Manna fell every morning, a tangible demonstration that Yehováh’s provision was for the present, dispelling anxiety about the future. Yet modern culture demands long-term guarantees, total certainty, and mastery over tomorrow. Daily dependence is offensive to pride, because it demands humility—the recognition of our absolute lack of self-sufficiency.
Even Shabbat reinforced this truth, with a double portion provided the day before, making it unnecessary to go out and gather manna on that day. This was no coincidence, but an act of obedience. The contemporary error is equating security with independence from Yehovah. The result is a society that is materially prosperous, yet exhausted, anxious, and spiritually malnourished.
This passage forces us to confront a truth often forgotten: divine provision is unavoidably a daily relationship. Manna was not given to make the people of Israel comfortable, but to shape trust in Yehováh.

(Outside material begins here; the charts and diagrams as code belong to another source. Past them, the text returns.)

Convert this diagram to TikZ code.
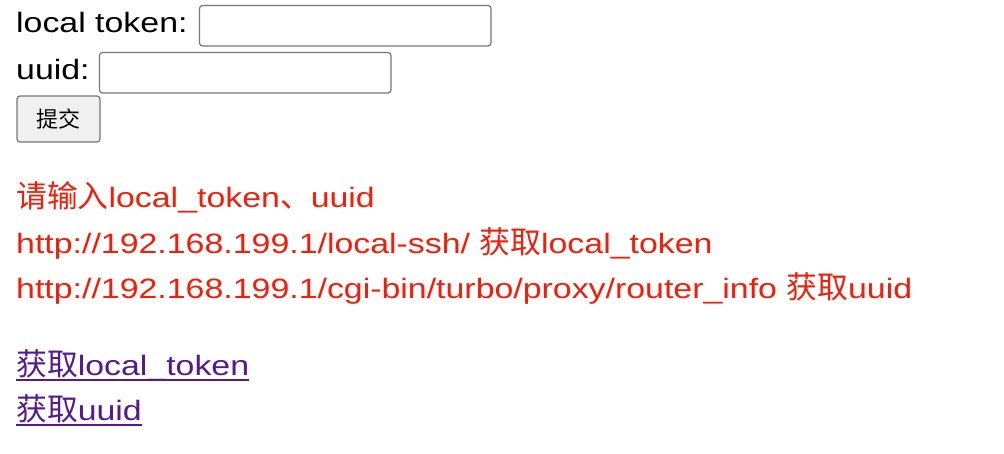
\documentclass[tikz,border=0pt]{standalone}
\usepackage{fontspec}
\setmainfont{Liberation Sans}[FakeStretch=1.21]
\newfontfamily\cjk{Noto Sans CJK SC}[Scale=1.1]
\definecolor{redt}{RGB}{240,30,10}
\definecolor{linkc}{RGB}{85,26,139}
\definecolor{bord}{RGB}{118,118,118}
\begin{document}
\begin{tikzpicture}[x=1pt,y=-1pt,
  txt/.style={anchor=base west,inner sep=0pt,font=\fontsize{28}{34}\selectfont},
  inbox/.style={draw=bord,line width=1.2pt,rounded corners=3pt},
  btn/.style={draw=bord,fill=black!6,line width=1.2pt,rounded corners=3pt}]
\useasboundingbox (0,0) rectangle (1004,454);
\node[txt] (l1) at (16,33) {local token:};
\draw[inbox] (199.5,5.5) rectangle (491,46) coordinate (b1);
\node[txt] (l2) at (16,80) {uuid:};
\draw[inbox] (99.5,52.5) rectangle (391,93) coordinate (b2);
\draw[btn] (17,96) rectangle (100,142) coordinate (bt);
\node[anchor=center,inner sep=0pt,font=\cjk\fontsize{20}{24}\selectfont] (btxt) at (58.5,119) {提交};
\node[txt,text=redt] (r1) at (16,208) {{\cjk 请输入}local\_token{\cjk 、}uuid};
\node[txt,text=redt] (r2) at (16,254) {http://192.168.199.1/local-ssh/ {\cjk 获取}local\_token};
\node[txt,text=redt] (r3) at (16,299) {http://192.168.199.1/cgi-bin/turbo/proxy/router\_info {\cjk 获取}uuid};
\node[txt,text=linkc] (k1) at (16,375) {{\cjk 获取}local\_token};
\node[txt,text=linkc] (k2) at (16,420) {{\cjk 获取}uuid};
\draw[linkc,line width=1.5pt] (k1.base west)++(0,5) -- (k1.base east|-0,380);
\draw[linkc,line width=1.5pt] (k2.base west)++(0,5) -- (k2.base east|-0,425);
\end{tikzpicture}
\end{document}
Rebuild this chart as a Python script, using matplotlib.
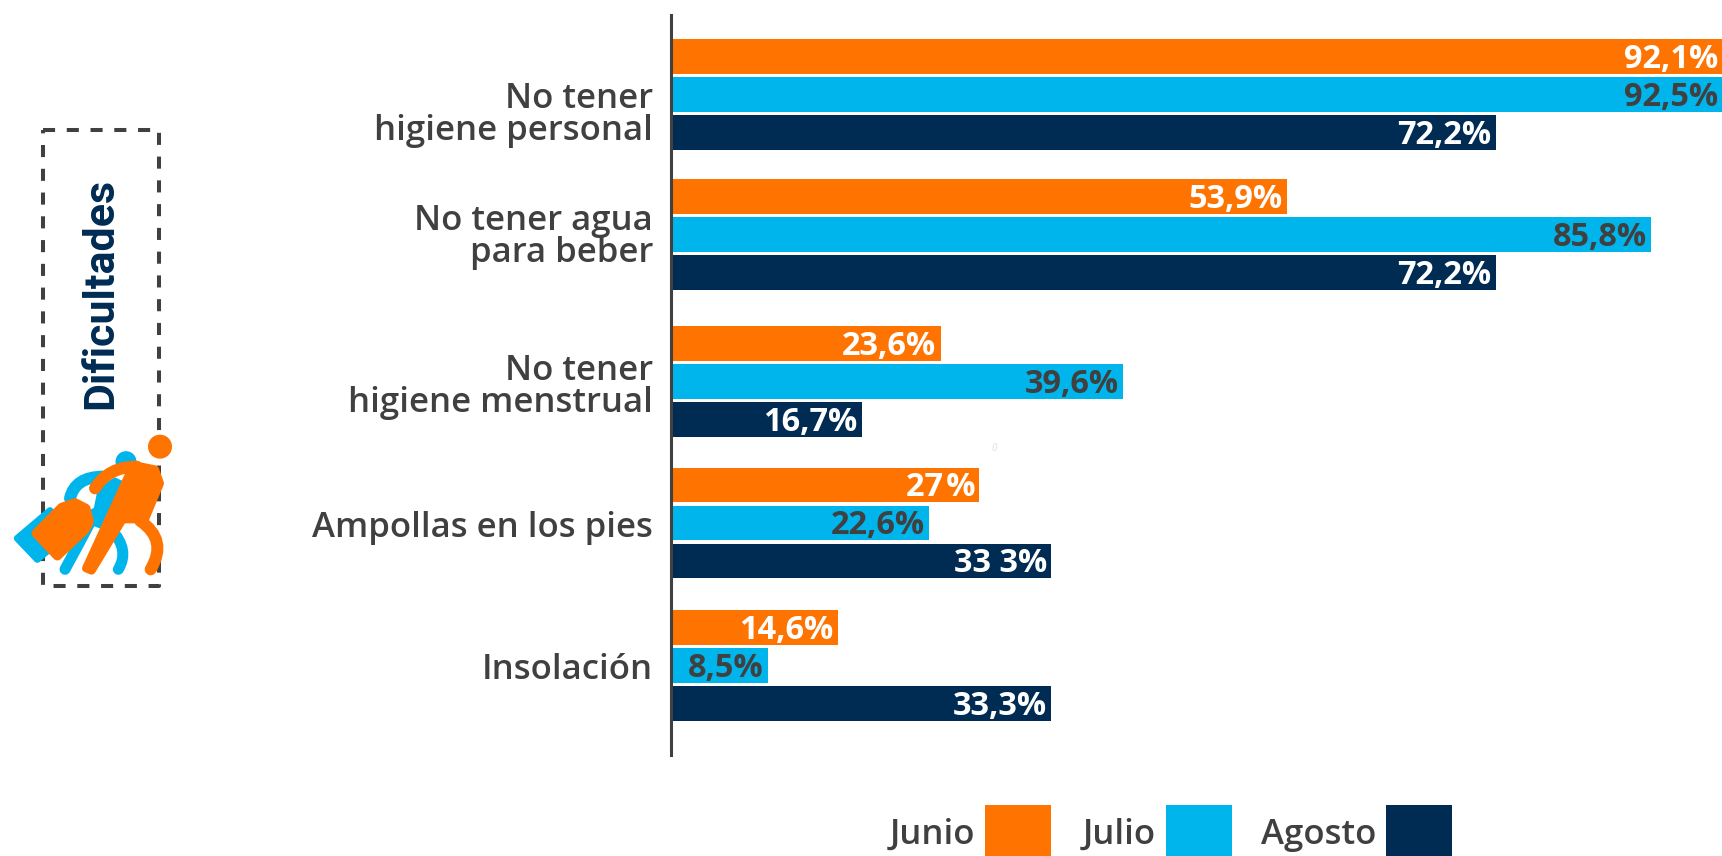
import matplotlib
matplotlib.use('Agg')
import matplotlib.pyplot as plt
from matplotlib.patches import Rectangle, Polygon, Circle, PathPatch
from matplotlib.path import Path

plt.rcParams['font.family'] = ['Open Sans', 'DejaVu Sans']

# Data
categorias = ['No tener\nhigiene personal', 'No tener agua\npara beber', 'No tener\nhigiene menstrual',
              'Ampollas en los pies', 'Insolación']
junio = [92.1, 53.9, 23.6, 27, 14.6]
julio = [92.5, 85.8, 39.6, 22.6, 8.5]
agosto = [72.2, 72.2, 16.7, 33.3, 33.3]

etiquetas_junio = ['92,1%', '53,9%', '23,6%', '27\u200a%', '14,6%']
etiquetas_julio = ['92,5%', '85,8%', '39,6%', '22,6%', '8,5%']
etiquetas_agosto = ['72,2%', '72,2%', '16,7%', '33 3%', '33,3%']

meses = ['Junio', 'Julio', 'Agosto']

NARANJA = '#FF7300'
AZUL = '#00B5EC'
MARINO = '#002B52'
GRIS = '#404040'

# the groups are not evenly spaced in the original
pos_grupos = [94.5, 234.5, 381.5, 523, 665.5]
pos_etiquetas = [112, 234, 384, 524, 666]
alto = 34.5
sep = 38

fig = plt.figure(figsize=(17.22, 8.56), dpi=100)

# Chart axes, y in pixels from the top
ax = fig.add_axes([671 / 1722, 1 - 755 / 856, 1051 / 1722, 740 / 856])
ax.set_xlim(0, 1051 / 11.42)
ax.set_ylim(755, 15)

series = [(junio, etiquetas_junio, NARANJA, -sep, 'white'),
          (julio, etiquetas_julio, AZUL, 0, GRIS),
          (agosto, etiquetas_agosto, MARINO, sep, 'white')]

xmax = ax.get_xlim()[1]
for valores, etiquetas, color, desp, color_txt in series:
    ys = [p + desp for p in pos_grupos]
    ax.barh(ys, valores, height=alto, color=color)
    for y, v, et in zip(ys, valores, etiquetas):
        ax.annotate(et, xy=(min(v, xmax), y), xytext=(-3, 1), textcoords='offset points',
                    ha='right', va='center_baseline', color=color_txt, fontsize=23.4, fontweight='bold')

ax.set_yticks(pos_etiquetas)
ax.set_yticklabels(categorias, fontsize=25, fontweight=600, color=GRIS, linespacing=0.92, ha='right')
ax.tick_params(axis='y', length=0, pad=13)
ax.set_xticks([])
for lado in ['top', 'right', 'bottom']:
    ax.spines[lado].set_visible(False)
ax.spines['left'].set_linewidth(2.2)
ax.spines['left'].set_color(GRIS)

# Overlay in pixel coordinates for legend, box and icon
ov = fig.add_axes([0, 0, 1, 1], zorder=3)
ov.set_xlim(0, 1722)
ov.set_ylim(856, 0)
ov.axis('off')

# Legend
cuadros = [985, 1166, 1386]
colores = [NARANJA, AZUL, MARINO]
for mes, x0, c in zip(meses, cuadros, colores):
    ov.add_patch(Rectangle((x0, 805), 65.5, 52, color=c, lw=0))
    ov.text(x0 - 10, 835, mes, ha='right', va='center', fontsize=25, fontweight=600, color=GRIS)

# Dashed box
ov.add_patch(Rectangle((43, 130), 116, 456, fill=False, ec=GRIS, lw=2.9, ls=(0, (3.0, 2.9)),
                       joinstyle='round'))
ov.text(101, 293, 'Dificultades', rotation=90, ha='center', va='center', fontsize=31,
        family='Roboto', fontweight='bold', color=MARINO)
ov.text(994, 448, '0', fontsize=7, style='italic', color='#dddddd', ha='center', va='center')


def z(x, y):
    return (x / 3, 100 + y / 3)


def curva(p0, p1, p2, color, w=11):
    path = Path([z(*p0), z(*p1), z(*p2)], [Path.MOVETO, Path.CURVE3, Path.CURVE3])
    ov.add_patch(PathPatch(path, fill=False, ec=color, lw=w * 0.72, capstyle='round'))


def poli(puntos, color, w=4):
    ov.add_patch(Polygon([z(*p) for p in puntos], closed=True, fc=color, ec=color,
                         lw=w * 0.72, joinstyle='round'))


# Icon, blue part
ov.add_patch(Circle(z(378, 1085), 10.5, color=AZUL, lw=0))
curva((210, 1195), (225, 1130), (310, 1130), AZUL, 12)
poli([(300, 1170), (345, 1140), (375, 1155), (320, 1285), (280, 1270)], AZUL, 5)
curva((195, 1408), (235, 1335), (285, 1240), AZUL, 11)
curva((355, 1408), (390, 1350), (335, 1290), AZUL, 11)
poli([(150, 1232), (52, 1315), (112, 1378), (205, 1300)], AZUL, 7)

# Icon, orange part
poli([(108, 1300), (185, 1222), (225, 1208), (258, 1225), (268, 1265), (255, 1290), (172, 1368)], NARANJA, 9)
ov.add_patch(Circle(z(480, 1040), 12, color=NARANJA, lw=0))
curva((285, 1165), (325, 1100), (410, 1100), NARANJA, 12)
poli([(400, 1095), (465, 1108), (480, 1150), (435, 1258), (368, 1258), (275, 1412), (258, 1405)], NARANJA, 8)
curva((452, 1408), (505, 1320), (420, 1262), NARANJA, 12)

fig.savefig('out.png', dpi=100)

Humanity must return to daily dependence on its Creator, for otherwise, in trying to control everything, it paradoxically ends up losing everything. Trust is not a sign of weakness; it is a reaffirmation of the original design of the Most High, who faithfully provides every morning.
Shalom!
Daily dependence on Yehováh is uncomfortable for our ego, because it demands humility and the recognition of our absolute inability to be fully self-sufficient.